What is the difference between a car and a van? The Court of Appeal’s definitive answer to that question has very significant tax implications for employers who provide vehicles for their employees’ combined business and private use.
The case concerned a company that provided modified Vauxhall Vivaro vehicles and modified first- and second-generation VW Transporter T5 Kombi vehicles to its staff for dual business and private use. The company argued that they were vans, which attract a lower rate of Income Tax and National Insurance Contributions than cars. HM Revenue and Customs (HMRC) took the opposite view.
In a ruling which was later upheld by the Upper Tribunal, the First-tier Tribunal found that the Vivaros were vans but the Kombis were not. In appealing against those parts of the decision that were negative to them, the company and HMRC both argued that all three types of vehicles should be classified either as vans or as cars.
Ruling on the matter, the Court noted that large numbers of employees are supplied by their employers with Kombis or Vivaros, or vehicles that share their attributes, and that the case was thus of considerable importance. The issue of the vehicles’ correct classification hinged on Section 115(2) of the Income Tax (Earnings and Pensions) Act 2003 (ITEPA), which defines a goods vehicle as a vehicle of a construction primarily suited for the conveyance of goods or burden of any description.
The Court noted that the fact that a vehicle may look like a van or have the apparent structure of a van is relevant to the statutory test but not conclusive. The fact that a vehicle is of a type not commonly used for private purposes is also not decisive and the presence of an employer’s logo on the side of a vehicle is irrelevant to the issue in that it has nothing to do with the vehicle’s construction.
Although the vehicles concerned were based on panel van designs, they had been modified in order to make them more suitable for dual business and personal use. The question of whether they were goods vehicles required the Court to look at their construction – in the sense of how they were put together, assembled or built – on the date they were subjected to the statutory test.
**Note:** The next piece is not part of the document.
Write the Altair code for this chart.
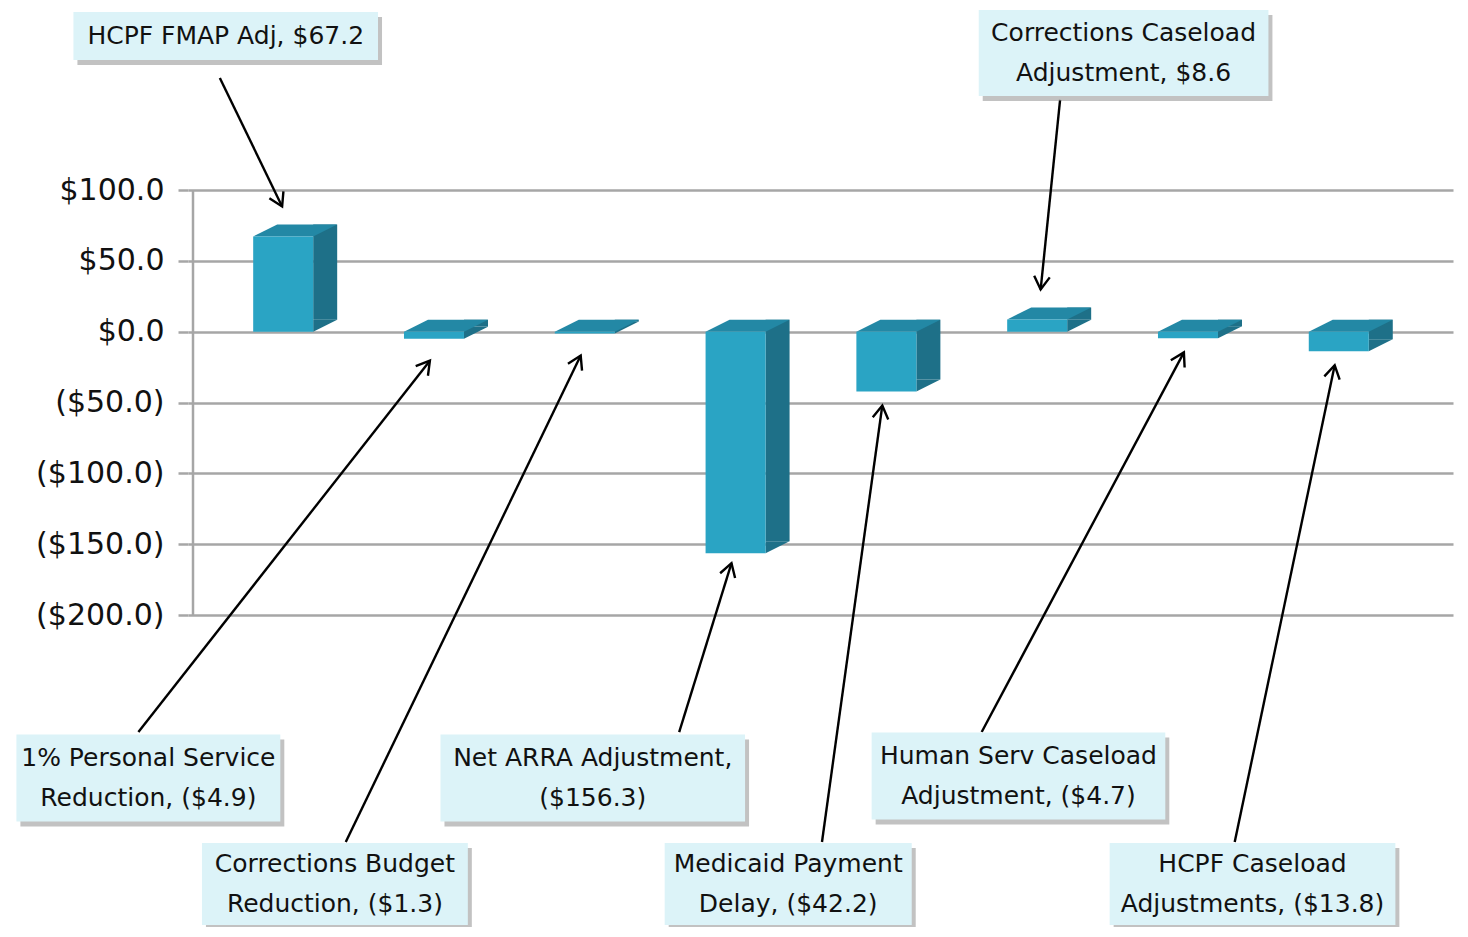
import math
import altair as alt
import pandas as pd

# ---------------- data ----------------
categories = [
    "HCPF FMAP Adj",
    "1% Personal Service Reduction",
    "Corrections Budget Reduction",
    "Net ARRA Adjustment",
    "Medicaid Payment Delay",
    "Corrections Caseload Adjustment",
    "Human Serv Caseload Adjustment",
    "HCPF Caseload Adjustments",
]
values = [67.2, -4.9, -1.3, -156.3, -42.2, 8.6, -4.7, -13.8]
label_text = [
    "HCPF FMAP Adj, $67.2",
    "1% Personal Service\nReduction, ($4.9)",
    "Corrections Budget\nReduction, ($1.3)",
    "Net ARRA Adjustment,\n($156.3)",
    "Medicaid Payment\nDelay, ($42.2)",
    "Corrections Caseload\nAdjustment, $8.6",
    "Human Serv Caseload\nAdjustment, ($4.7)",
    "HCPF Caseload\nAdjustments, ($13.8)",
]
y_ticks = [-200, -150, -100, -50, 0, 50, 100]

# ---------------- layout (annotation placement) ----------------
W, H = 1265, 915
X_DOMAIN = [-0.671, -0.671 + W / 152.0]
Y_DOMAIN = [-418.8, 227.1]
PX_X = W / (X_DOMAIN[1] - X_DOMAIN[0])
PX_Y = H / (Y_DOMAIN[1] - Y_DOMAIN[0])
LINE_H = 40

box_cx = [-0.454, -0.967, 0.270, 1.980, 3.276, 5.500, 4.803, 6.355]
box_cy = [208.7, -315.0, -389.9, -315.0, -389.9, 196.7, -313.6, -389.9]
box_w = [307, 266, 268, 307, 249, 292, 296, 288]
box_h = [48, 87, 82, 87, 82, 86, 87, 82]
tail_x = [-0.493, -1.033, 0.342, 2.553, 3.500, 5.079, 4.559, 6.237]
tail_y = [179.1, -282.6, -360.2, -282.6, -360.2, 163.6, -282.6, -360.2]
head_dx = [-0.08, -0.1, -0.1, -0.1, -0.1, -0.05, -0.1, -0.1]
head_gap = [18, 22, 22, 10, 14, 18, 14, 14]

FRONT = "#2aa4c4"
SIDE = "#1e7088"
TOP = "#2388a5"
GRID = "#a6a6a6"
FONT = "DejaVu Sans"

# ---------------- tables ----------------
bars = pd.DataFrame({
    "idx": list(range(len(values))),
    "category": categories,
    "value": values,
})
bars["top"] = bars["value"].clip(lower=0)
bars["bot"] = bars["value"].clip(upper=0)

rows = []
for i, v in enumerate(values):
    if v >= 0:
        hy = v + (12 + head_gap[i]) / PX_Y
    else:
        hy = v - head_gap[i] / PX_Y
    hx = i + head_dx[i]
    dxp = (hx - tail_x[i]) * PX_X
    dyp = -(hy - tail_y[i]) * PX_Y
    ang = math.degrees(math.atan2(dxp, -dyp)) % 360
    n_lines = label_text[i].count("\n") + 1
    rows.append({
        "label": label_text[i],
        "cx": box_cx[i], "cy": box_cy[i],
        "ty": box_cy[i] + (n_lines - 1) * LINE_H / 2 / PX_Y,
        "x1": box_cx[i] - box_w[i] / 2 / PX_X,
        "x2": box_cx[i] + box_w[i] / 2 / PX_X,
        "y1": box_cy[i] - box_h[i] / 2 / PX_Y,
        "y2": box_cy[i] + box_h[i] / 2 / PX_Y,
        "tx": tail_x[i], "tyy": tail_y[i],
        "hx": hx, "hy": hy, "angle": ang,
    })
ann = pd.DataFrame(rows)
axis_df = pd.DataFrame({"lo": [min(y_ticks)], "hi": [max(y_ticks)], "x": [X_DOMAIN[0]]})

xs = alt.Scale(domain=X_DOMAIN, nice=False, zero=False)
ys = alt.Scale(domain=Y_DOMAIN, nice=False, zero=False)

label_expr = ("datum.value < 0 ? '($' + format(-datum.value, '.1f') + ')' "
              ": '$' + format(datum.value, '.1f')")

# ---------------- bars (pseudo 3D) ----------------
base = alt.Chart(bars)
side = base.mark_bar(width=24, xOffset=31, yOffset=-12, y2Offset=-12, color=SIDE).encode(
    x=alt.X("idx:Q", scale=xs, axis=None),
    y=alt.Y("top:Q", scale=ys, axis=alt.Axis(
        values=y_ticks, labelExpr=label_expr, labelFont=FONT, labelFontSize=30,
        labelColor="#111111", labelPadding=14, grid=True, gridColor=GRID, gridWidth=2.5,
        domain=False, ticks=True, tickColor=GRID, tickWidth=2.5, tickSize=10, title=None)),
    y2="bot:Q",
)
side_foot = base.mark_point(shape="M19,-12 L43,-12 L19,0 Z", size=4, filled=True,
                            color=SIDE, opacity=1, strokeWidth=0).encode(
    x=alt.X("idx:Q", scale=xs), y=alt.Y("bot:Q", scale=ys),
)
top = base.mark_point(shape="M-41,0 L19,0 L43,-12 L-17,-12 Z", size=4, filled=True,
                      color=TOP, opacity=1, strokeWidth=0).encode(
    x=alt.X("idx:Q", scale=xs), y=alt.Y("top:Q", scale=ys),
)
front = base.mark_bar(width=60, xOffset=-11, color=FRONT).encode(
    x=alt.X("idx:Q", scale=xs), y=alt.Y("top:Q", scale=ys), y2="bot:Q",
)

axis_rule = alt.Chart(axis_df).mark_rule(color=GRID, strokeWidth=2.5).encode(
    x=alt.X("x:Q", scale=xs), y=alt.Y("lo:Q", scale=ys), y2="hi:Q",
)

# ---------------- callouts ----------------
a = alt.Chart(ann)
shadow = a.mark_rect(color="#8f8f8f", opacity=0.55, xOffset=4, x2Offset=4, yOffset=5, y2Offset=5).encode(
    x=alt.X("x1:Q", scale=xs), x2="x2:Q", y=alt.Y("y1:Q", scale=ys), y2="y2:Q",
)
box = a.mark_rect(color="#dcf3f8").encode(
    x=alt.X("x1:Q", scale=xs), x2="x2:Q", y=alt.Y("y1:Q", scale=ys), y2="y2:Q",
)
text = a.mark_text(font=FONT, fontSize=25, color="#111111", lineBreak="\n",
                   lineHeight=LINE_H, align="center", baseline="middle").encode(
    x=alt.X("cx:Q", scale=xs), y=alt.Y("ty:Q", scale=ys), text="label:N",
)
arrow = a.mark_rule(color="#000000", strokeWidth=2.4).encode(
    x=alt.X("tx:Q", scale=xs), y=alt.Y("tyy:Q", scale=ys), x2="hx:Q", y2="hy:Q",
)
head = a.mark_point(shape="M-0.6,1 L0,0 L0.6,1", filled=False, stroke="#000000",
                    strokeWidth=2.4, size=680, opacity=1).encode(
    x=alt.X("hx:Q", scale=xs), y=alt.Y("hy:Q", scale=ys), angle=alt.Angle("angle:Q", scale=None),
)

chart = alt.layer(side, side_foot, top, front, axis_rule, arrow, head, shadow, box, text).properties(
    width=W, height=H,
    padding={"left": 180, "top": 2, "right": 5, "bottom": 2},
    autosize=alt.AutoSizeParams(type="none"),
).configure_view(stroke=None)

chart.save("out.html", embed_options={"renderer": "svg", "actions": False})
The question of whether the vehicles were primarily suitable for conveying goods had to be considered in the round and required one to discern the purpose for which they were first and foremost suited. After analysing the vehicles’ characteristics, as modified, the Court found that all three of them were not vans. It was accepted that, if that were the case, they were properly classified as cars. The company’s appeal was dismissed and HMRC’s appeal allowed.